VLL isn’t just an optimization - it’s a philosophical shift. For 45 years, we’ve been adding complexity to lock managers: deadlock detection, priority inheritance, convoy avoidance, reader-writer variants. VLL asks: what if we threw it all away?
The answer is profound. By reducing lock state to two integers and forcing ordered acquisition, VLL eliminates entire categories of problems. No deadlocks. No priority inversion. No lock convoys. The complexity hasn’t disappeared - it’s been transformed into a simpler problem (transaction ordering) that we can solve more efficiently.
In production, VLL has transformed our data infrastructure. Systems that struggled at 500k tps now cruise at 2 million tps. We’ve decommissioned entire servers that were just managing locks. Most importantly, we sleep better - zero deadlocks means our systems don’t mysteriously hang at 3 AM anymore.
But the real lesson goes beyond databases. How many of our systems are carrying architectural debt from bygone eras? How much complexity exists only because “that’s how it’s always been done”? VLL shows that questioning fundamental assumptions can yield order-of-magnitude improvements.

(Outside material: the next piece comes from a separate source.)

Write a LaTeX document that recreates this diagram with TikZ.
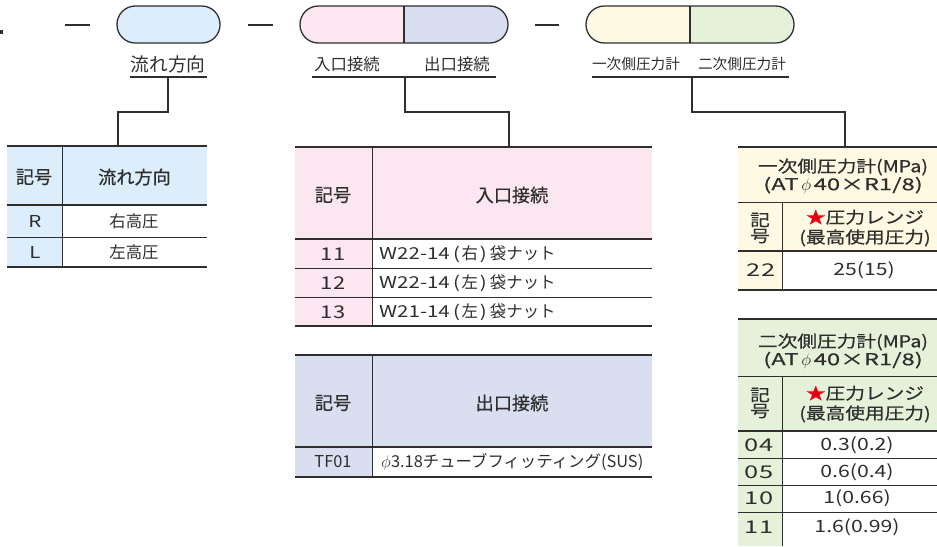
\documentclass[tikz,border=0pt]{standalone}
\usepackage{fontspec}
\setmainfont{Noto Sans CJK JP}
\newfontfamily\widefont[FakeStretch=1.2]{Noto Sans CJK JP}
\newfontfamily\widehdfont[FakeStretch=1.2,FakeBold=0.5]{Noto Sans CJK JP}
\newfontfamily\widelatfont[FakeStretch=1.45,FakeBold=0.5]{Noto Sans CJK JP}
\newfontfamily\hdfont[FakeBold=0.6]{Noto Sans CJK JP}
\newfontfamily\latfont[FakeStretch=1.25]{Noto Sans CJK JP}
\newfontfamily\numfont[FakeStretch=1.45]{Noto Sans CJK JP}
\newcommand\lat[1]{{\latfont #1}}
\usetikzlibrary{positioning}
\definecolor{ink}{HTML}{2E2E2E}
\definecolor{flowblue}{HTML}{DCEEFB}
\definecolor{inpink}{HTML}{FCE6F0}
\definecolor{outblue}{HTML}{D9DEF1}
\definecolor{onecream}{HTML}{FDF9E2}
\definecolor{twogreen}{HTML}{E6F1DA}
\definecolor{starred}{HTML}{E60012}
\tikzset{
  capsule/.style={draw=ink, line width=1.1pt, rounded corners=0.55cm,
    minimum height=1.11cm, inner sep=0pt},
  lbl/.style={text=ink, inner sep=0pt, font=\fontsize{14}{16}\selectfont},
  hdr/.style={text=ink, inner sep=0pt, font=\hdfont\fontsize{15.5}{17}\selectfont},
  cell/.style={text=ink, inner sep=0pt, font=\fontsize{14}{16}\selectfont},
  gauge/.style={text=ink, inner sep=0pt, align=center, font=\widehdfont\fontsize{14}{15.3}\selectfont},
  gaugeno/.style={text=ink, inner sep=0pt, font=\numfont\fontsize{15}{16}\selectfont},
  gaugeval/.style={text=ink, inner sep=0pt, font=\latfont\fontsize{14.5}{16}\selectfont},
  bold rule/.style={ink, line width=2pt},
  thin rule/.style={ink, line width=0.8pt},
  link/.style={ink, line width=0.9pt},
}
\begin{document}
\begin{tikzpicture}[x=0.03cm, y=-0.03cm]
  \useasboundingbox (0,0) rectangle (937,546);
  \clip (0,0) rectangle (937,546);

  % model code line
  \fill[ink] (0,30) rectangle (3,34);
  \draw[bold rule] (65,25) -- (90,25);
  \draw[bold rule] (248,25) -- (273,25);
  \draw[bold rule] (535,25) -- (559,25);

  \node[capsule, fill=flowblue, minimum width=3.09cm] (flowcap) at (168.5,24.5) {};
  \coordinate (portcap) at (404,24.5);
  \coordinate (gaugecap) at (690,24.5);
  \foreach \c/\l/\r in {portcap/inpink/outblue, gaugecap/onecream/twogreen}{
    \begin{scope}
      \clip[rounded corners=0.55cm] (\c) ++(-104,-18.5) rectangle ++(208,37);
      \fill[\l] (\c) ++(-104,-18.5) rectangle ++(104,37);
      \fill[\r] (\c) ++(0,-18.5) rectangle ++(104,37);
    \end{scope}
    \draw[ink, line width=1.1pt, rounded corners=0.55cm] (\c) ++(-104,-18.5) rectangle ++(208,37);
    \draw[ink, line width=0.9pt] (\c) ++(0,-18.5) -- ++(0,37);
  }

  \node[lbl, font=\fontsize{16}{18}\selectfont] (flowlbl) at (168,64) {流れ方向};
  \node[lbl] (inlbl) at (347,64) {入口接続};
  \node[lbl] (outlbl) at (457,64) {出口接続};
  \node[lbl, font=\fontsize{12.5}{14}\selectfont] (onelbl) at (636,64) {一次側圧力計};
  \node[lbl, font=\fontsize{12.5}{14}\selectfont] (twolbl) at (742,64) {二次側圧力計};
  \draw[link, line width=1.2pt] (130,77) -- (207,77);
  \draw[link, line width=1.2pt] (312,77) -- (496,77);
  \draw[link, line width=1.2pt] (592,77) -- (789,77);

  % leaders
  \coordinate (flowtop) at (168,77);
  \coordinate (flowbend) at (118,112);
  \coordinate (flowtab) at (118,146);
  \coordinate (porttop) at (405,77);
  \coordinate (portbend) at (509,112);
  \coordinate (porttab) at (509,147);
  \coordinate (gaugetop) at (692,77);
  \coordinate (gaugebend) at (845,112);
  \coordinate (gaugetab) at (845,147);
  \draw[link] (flowtop) |- (flowbend) -- (flowtab);
  \draw[link] (porttop) |- (portbend) -- (porttab);
  \draw[link] (gaugetop) |- (gaugebend) -- (gaugetab);

  % flow direction table
  \fill[flowblue] (7,146) rectangle (207,205);
  \fill[flowblue] (7,205) rectangle (62,267);
  \draw[thin rule] (62,146) -- (62,267);
  \draw[bold rule] (7,146) -- (207,146);
  \draw[bold rule] (7,205) -- (207,205);
  \draw[thin rule] (7,237) -- (207,237);
  \draw[bold rule] (7,267) -- (207,267);
  \node[hdr] (flowno) at (34,177) {記号};
  \node[hdr] (flowhd) at (134.5,177) {流れ方向};
  \node[cell] (flowR) at (35,221) {\lat{R}};
  \node[cell] (flowRt) at (134,221) {右高圧};
  \node[cell] (flowL) at (35,252) {\lat{L}};
  \node[cell] (flowLt) at (134,252) {左高圧};

  % inlet table
  \fill[inpink] (295,147) rectangle (652,239);
  \fill[inpink] (295,239) rectangle (372,326);
  \draw[thin rule] (372,147) -- (372,326);
  \draw[bold rule] (295,147) -- (652,147);
  \draw[bold rule] (295,239) -- (652,239);
  \draw[thin rule] (295,268) -- (652,268);
  \draw[thin rule] (295,297) -- (652,297);
  \draw[bold rule] (295,326) -- (652,326);
  \node[hdr] (inno) at (333,195) {記号};
  \node[hdr] (inhd) at (512,195) {入口接続};
  \foreach \y/\no/\pre/\side in {254/11/W22-14/右, 283/12/W22-14/左, 312/13/W21-14/左}{
    \node[cell, font=\latfont\fontsize{15}{16}\selectfont] (in\no) at (333,\y) {\no};
    \node[cell, anchor=west] (in\no t) at (379,\y)
      {\lat{\pre\hspace{0.2em}(}\hspace{0.1em}\side\hspace{0.1em}\lat{)\hspace{0.2em}}袋ナット};
  }

  % outlet table
  \fill[outblue] (295,355) rectangle (652,447);
  \fill[outblue] (295,447) rectangle (372,477);
  \draw[thin rule] (372,355) -- (372,477);
  \draw[bold rule] (295,355) -- (652,355);
  \draw[bold rule] (295,447) -- (652,447);
  \draw[bold rule] (295,477) -- (652,477);
  \node[hdr] (outno) at (333,403) {記号};
  \node[hdr] (outhd) at (512,403) {出口接続};
  \node[cell] (outTF) at (333,462) {TF01};
  \node[cell, anchor=west] (outTFt) at (381,462) {$\phi$3.18チューブフィッティング(SUS)};

  % primary gauge table
  \fill[onecream] (738,147) rectangle (946,251);
  \fill[onecream] (738,251) rectangle (782,290);
  \draw[thin rule] (782,202) -- (782,290);
  \draw[bold rule] (738,147) -- (946,147);
  \draw[thin rule] (738,202) -- (946,202);
  \draw[bold rule] (738,251) -- (946,251);
  \draw[bold rule] (738,290) -- (946,290);
  \node[gauge] (onehd) at (843,176) {一次側圧力計(MPa)\\{\widelatfont (AT\,$\phi$\,40×R1/8)}};
  \node[gauge, font=\widehdfont\fontsize{14}{13.6}\selectfont] (oneno) at (760,228) {記\\号};
  \node[gauge, font=\widehdfont\fontsize{14}{17}\selectfont] (onerng) at (865,228) {\textcolor{starred}{★}圧力レンジ\\(最高使用圧力)};
  \node[gaugeno] (one22) at (761,270) {22};
  \node[gaugeval] (one22t) at (864,270) {25(15)};

  % secondary gauge table
  \fill[twogreen] (738,319) rectangle (946,431);
  \fill[twogreen] (738,431) rectangle (782,546);
  \draw[thin rule] (782,376) -- (782,546);
  \draw[bold rule] (738,319) -- (946,319);
  \draw[thin rule] (738,376) -- (946,376);
  \draw[bold rule] (738,431) -- (946,431);
  \draw[thin rule] (738,458) -- (946,458);
  \draw[thin rule] (738,485) -- (946,485);
  \draw[thin rule] (738,512) -- (946,512);
  \node[gauge] (twohd) at (843,351) {二次側圧力計(MPa)\\{\widelatfont (AT\,$\phi$\,40×R1/8)}};
  \node[gauge, font=\widehdfont\fontsize{14}{13.6}\selectfont] (twono) at (760,403) {記\\号};
  \node[gauge, font=\widehdfont\fontsize{14}{17}\selectfont] (tworng) at (865,404) {\textcolor{starred}{★}圧力レンジ\\(最高使用圧力)};
  \foreach \y/\no/\txt in {445/04/0.3(0.2), 472/05/0.6(0.4), 498/10/1(0.66), 527/11/1.6(0.99)}{
    \node[gaugeno] (two\no) at (759,\y) {\no};
    \node[gaugeval] (two\no t) at (857,\y) {\txt};
  }
\end{tikzpicture}
\end{document}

The future belongs to systems that embrace radical simplification. Not by ignoring hard problems, but by reframing them in ways that align with modern hardware and workloads. VLL is just the beginning - I believe we’ll see similar revolutions in query planning, storage engines, and distributed consensus.
If you’re building high-performance systems, give VLL serious consideration. The paper by Ren, Thomson, and Abadi provides the theoretical foundation. This article gives you the practical roadmap. The code is out there. The only question is: are you ready to throw away 45 years of “best practices” for something better?
Sometimes the best optimization isn’t to improve the existing system - it’s to realize you don’t need that system at all.